Hospitals discontinue use of anaesthetic gas for more environmentally friendly operating theatres

Tuesday 20th August 2019

Reducing waste and increasing recycling are common ways to try to help save the planet.

Now one hospital has taken a more unusual step to reduce its carbon footprint – by discontinuing the use of an anaesthetic gas.

Theatre staff at Forth Valley Royal Hospital no longer use a type of anaesthetic agent which stays in the atmosphere longer than similar substances, resulting in a higher contribution to global warming.

NHS Forth Valley says this has saved the equivalent of 300 tonnes of CO2 being emitted annually – similar to around 200 cars being off the road. The move has also saved £32,000 a year in costs.

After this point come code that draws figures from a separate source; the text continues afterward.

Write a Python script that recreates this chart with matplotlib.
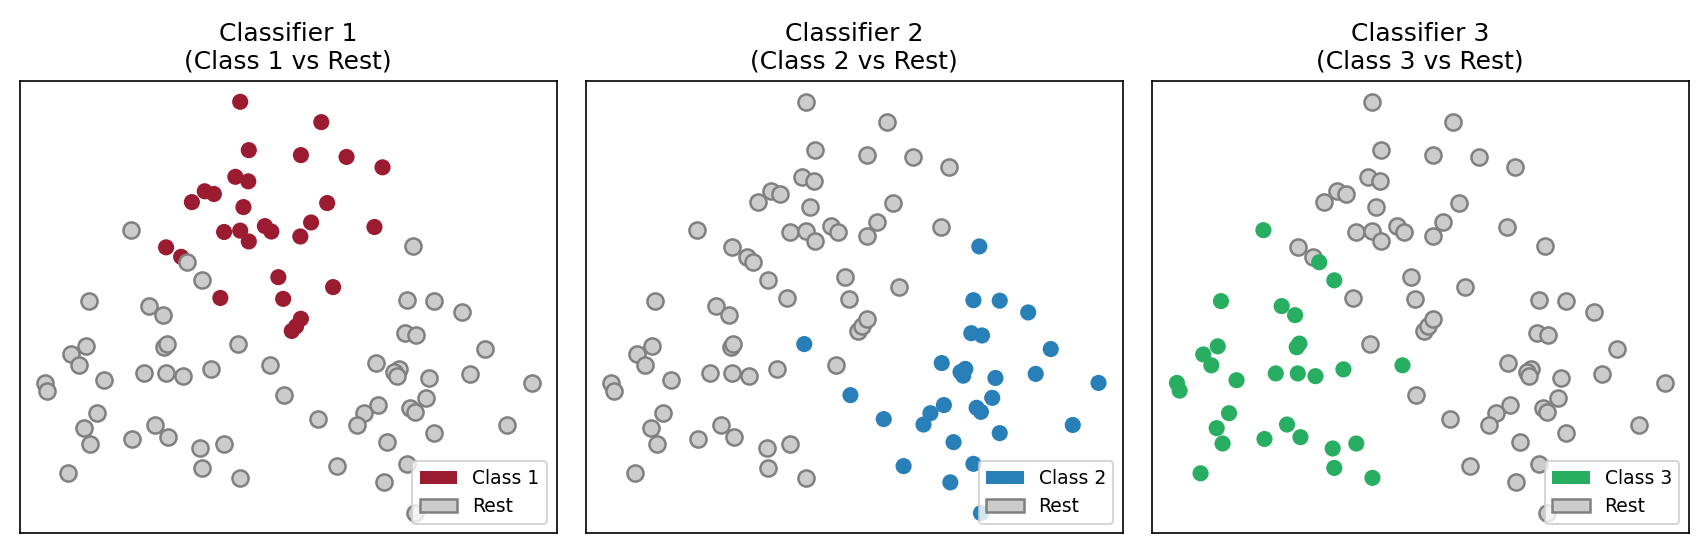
import matplotlib
matplotlib.use('Agg')
import matplotlib.pyplot as plt
from matplotlib.patches import Patch

# 三类样本的坐标
class1_x = [41.1, 42.7, 40.2, 42.6, 34.5, 36.2, 32.1, 41.7, 45.7, 46.9,
            38.1, 41.1, 42.7, 27.3, 30.1, 48.2, 37.4, 49.1, 50.7, 51.5,
            52.4, 56.2, 52.4, 60.9, 67.6, 57.3, 54.3, 52.3, 66.1, 58.4]
class1_y = [95.4, 84.7, 78.8, 77.8, 75.6, 75.0, 73.2, 72.1, 67.9, 66.7,
            66.6, 66.9, 64.5, 63.2, 61.1, 56.6, 52.0, 51.8, 44.7, 45.7,
            47.4, 90.9, 83.6, 83.2, 80.9, 73.0, 68.7, 65.6, 67.7, 54.4]

class2_x = [40.7, 49.3, 73.3, 72.2, 77.1, 82.4, 71.8, 73.8, 86.6, 66.3,
            70.7, 69.8, 70.3, 76.3, 83.8, 95.5, 75.7, 66.7, 64.2, 62.9,
            72.8, 73.6, 55.5, 90.7, 77.1, 68.5, 59.2, 72.2, 67.9, 73.6]
class2_y = [41.8, 30.5, 63.4, 51.5, 51.4, 48.8, 44.2, 43.7, 40.7, 37.6,
            36.3, 35.6, 34.8, 34.3, 35.2, 33.2, 29.9, 28.3, 26.5, 24.0,
            27.7, 26.8, 25.2, 23.9, 22.1, 20.1, 14.8, 15.3, 11.2, 4.4]

class3_x = [20.8, 31.2, 34.0, 12.9, 24.2, 26.7, 12.3, 9.6, 11.1, 27.0,
            27.5, 46.7, 4.7, 5.2, 15.8, 23.1, 27.2, 30.5, 35.7, 14.4,
            12.1, 13.2, 21.0, 25.2, 27.7, 33.7, 38.1, 34.0, 41.1, 9.1]
class3_y = [67.0, 59.9, 55.9, 51.3, 50.2, 48.2, 41.3, 39.5, 37.1, 41.1,
            41.9, 37.1, 33.2, 31.5, 33.8, 35.3, 35.3, 34.7, 36.2, 26.5,
            23.2, 19.8, 20.8, 24.0, 21.2, 18.7, 19.8, 14.4, 12.2, 13.2]

class_x = [class1_x, class2_x, class3_x]
class_y = [class1_y, class2_y, class3_y]
class_colors = ['#9b1b30', '#2980b9', '#27ae60']
rest_face = '#cccccc'
rest_edge = '#808080'

fig = plt.figure(figsize=(1708 / 150, 553 / 150), dpi=150)

lefts = [19.5, 585.7, 1151.7]
for k in range(3):
    ax = fig.add_axes([lefts[k] / 1708, 20 / 553, 537 / 1708, 452 / 553])
    # 按类别顺序绘制, 当前类别着色, 其余为灰色
    for j in range(3):
        if j == k:
            ax.scatter(class_x[j], class_y[j], s=60, color=class_colors[k],
                       edgecolors='none', zorder=2)
        else:
            ax.scatter(class_x[j], class_y[j], s=60, facecolor=rest_face,
                       edgecolors=rest_edge, linewidths=1.2, zorder=2)
    ax.set_xlim(0, 100)
    ax.set_ylim(0, 100)
    ax.set_xticks([])
    ax.set_yticks([])
    ax.set_title(f'Classifier {k + 1}\n(Class {k + 1} vs Rest)', fontsize=12)
    handles = [Patch(facecolor=class_colors[k], label=f'Class {k + 1}'),
               Patch(facecolor=rest_face, edgecolor=rest_edge, linewidth=1.2, label='Rest')]
    ax.legend(handles=handles, loc='lower right', fontsize=9)

fig.savefig('out.png', dpi=150)
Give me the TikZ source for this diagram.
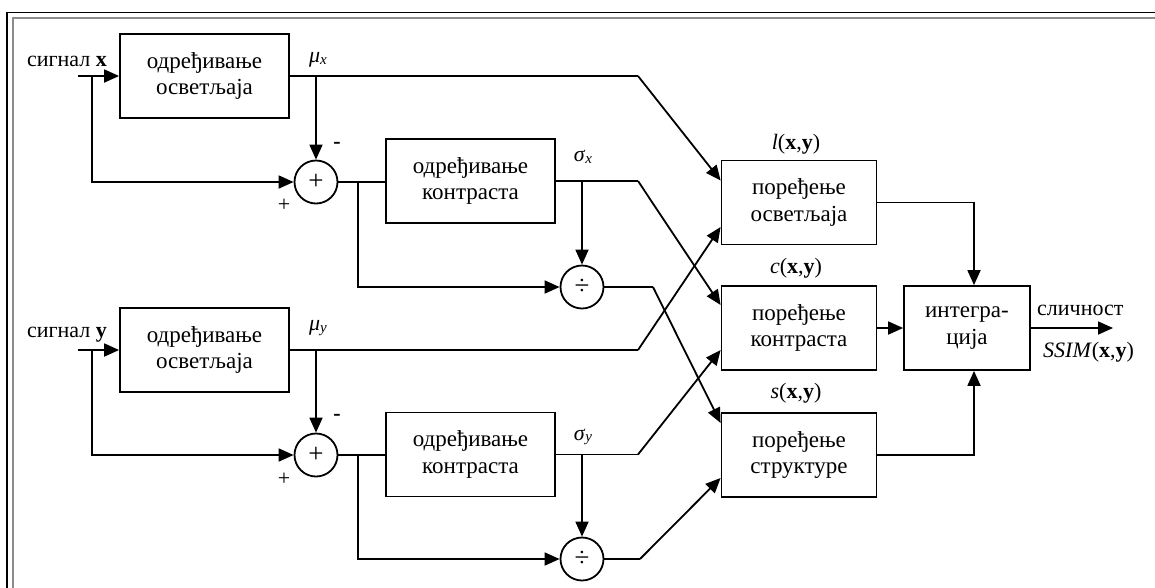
\documentclass[tikz,border=0pt]{standalone}
\usepackage{fontspec}
\setmainfont{Liberation Serif}
\usetikzlibrary{arrows.meta,calc}
\tikzset{
  blk/.style={draw, line width=1.8pt, minimum width=169pt, minimum height=84pt, align=center, inner sep=0pt, font=\fontsize{23}{26.5}\selectfont},
  cmp/.style={blk, minimum width=155pt},
  opc/.style={draw, circle, line width=1.8pt, minimum size=43pt, inner sep=0pt, font=\fontsize{27}{27}\selectfont},
  wire/.style={line width=1.8pt},
  arr/.style={line width=1.8pt, -{Triangle[length=15pt,width=13pt]}},
  lbl/.style={inner sep=0pt},
}
\newcommand{\mysub}[2]{\textit{#1}\raisebox{-0.15ex}{\fontsize{15}{15}\selectfont\textit{#2}}}
\begin{document}
\begin{tikzpicture}[x=1pt,y=-1pt,font=\fontsize{22}{26}\selectfont]
\useasboundingbox (0,0) rectangle (1155,587);
% frame
\draw[line width=1.4pt] (7,590) -- (7,12.5) -- (1160,12.5);
\draw[line width=2pt, black!45] (13,590) -- (13,17.7) -- (1160,17.7);

% blocks
\node[blk] (lum1) at (204.5,76) {одређивање\\осветљаја};
\node[opc] (sum1) at (316,182) {+};
\node[blk] (con1) at (470.5,181) {одређивање\\контраста};
\node[opc] (div1) at (582,287) {÷};
\node[blk] (lum2) at (204.5,350) {одређивање\\осветљаја};
\node[opc] (sum2) at (316,455) {+};
\node[blk] (con2) at (470.5,454.5) {одређивање\\контраста};
\node[opc] (div2) at (582,559) {÷};
\node[cmp] (lc) at (799,202.5) {поређење\\осветљаја};
\node[cmp] (cc) at (799,328) {поређење\\контраста};
\node[cmp] (sc) at (799,455) {поређење\\структуре};
\node[blk, minimum width=126pt] (integ) at (967,328) {интегра-\\ција};

% labels
\node[lbl] (sx) at (67,61) {сигнал \textbf{x}};
\node[lbl] (sy) at (67,335) {сигнал \textbf{y}};
\node[lbl] (mux) at (318,60) {\mysub{μ}{x}};
\node[lbl] (muy) at (318,328) {\mysub{μ}{y}};
\node[lbl] (sgx) at (583,157) {\mysub{σ}{x}};
\node[lbl] (sgy) at (583,437) {\mysub{σ}{y}};
\node[lbl] (m1) at (337,145) {\textbf{-}};
\node[lbl] (p1) at (284,205) {+};
\node[lbl] (m2) at (337,417) {\textbf{-}};
\node[lbl] (p2) at (284,479) {+};
\node[lbl] (ll) at (796,144) {\textit{l}(\textbf{x},\textbf{y})};
\node[lbl] (cl) at (796,268) {\textit{c}(\textbf{x},\textbf{y})};
\node[lbl] (sl) at (796,393) {\textit{s}(\textbf{x},\textbf{y})};
\node[lbl, anchor=west] (simt) at (1037,310) {сличност};
\node[lbl, anchor=west] (ssim) at (1043,352) {\textit{SSIM}(\textbf{x},\textbf{y})};

% coordinates
\coordinate (inx) at (78,76);
\coordinate (iny) at (78,350);
\coordinate (bx) at (92,76);
\coordinate (by) at (92,350);
\coordinate (out) at (1113,328);

% x path
\draw[arr] (inx) -- (lum1.west);
\draw[arr] (bx) |- (sum1.west);
\draw[wire] (lum1.east) -- (638,76) coordinate (k1);
\draw[arr] (k1) -- ([yshift=22pt]lc.west);
\draw[arr] (sum1 |- lum1.east) -- (sum1.north);
\draw[wire] (sum1.east) -- (con1.west |- sum1.east);
\draw[arr] (358,182) |- (div1.west);
\draw[wire] (con1.east) -- (638,181) coordinate (k2);
\draw[arr] (k2) -- ([yshift=23pt]cc.west);
\draw[arr] (div1 |- con1.east) -- (div1.north);
\draw[wire] (div1.east) -- (653,287) coordinate (k3);
\draw[arr] (k3) -- ([yshift=32pt]sc.west);

% y path
\draw[arr] (iny) -- (lum2.west);
\draw[arr] (by) |- (sum2.west);
\draw[wire] (lum2.east) -- (638,350) coordinate (k4);
\draw[arr] (k4) -- ([yshift=-24.5pt]lc.west);
\draw[arr] (sum2 |- lum2.east) -- (sum2.north);
\draw[wire] (sum2.east) -- (con2.west |- sum2.east);
\draw[arr] (358,455) |- (div2.west);
\draw[wire] (con2.east) -- (638,454.5) coordinate (k5);
\draw[arr] (k5) -- ([yshift=-22pt]cc.west);
\draw[arr] (div2 |- con2.east) -- (div2.north);
\draw[wire] (div2.east) -- (640,559) coordinate (k6);
\draw[arr] (k6) -- ([yshift=-23pt]sc.west);

% right side
\draw[arr] (lc.east) -| ([xshift=7pt]integ.north);
\draw[arr] (cc.east) -- (integ.west);
\draw[arr] (sc.east) -| ([xshift=7pt]integ.south);
\draw[arr] (integ.east) -- (out);
\end{tikzpicture}
\end{document}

A three-year drive by staff at Forth Valley Royal Hospital has also included measures to segregate waste more efficiently in theatres for recycling.

The amount of bagged waste being sent for incineration or heat treatment has reduced by almost a quarter, again reducing CO2 emissions and saving £7,000 per year.

The theatre team, which says reducing their carbon footprint has been achieved without impacting on patient care or efficiency, is appealing for other health boards to follow their lead.

Consultant anaesthetist Ewan Jack, clinical lead for theatres at NHS Forth Valley said: “The recycling doesn’t stop within the operating theatres, it has spread to the coffee room and administration offices in the theatre department.

“All recyclable waste is now being segregated for recycling including paper, plastic containers, cans, glass bottles, printer cartridges and batteries.”

He added: “We’d encourage all other departments within our hospital and elsewhere to follow our practice to help save planet and the NHS.”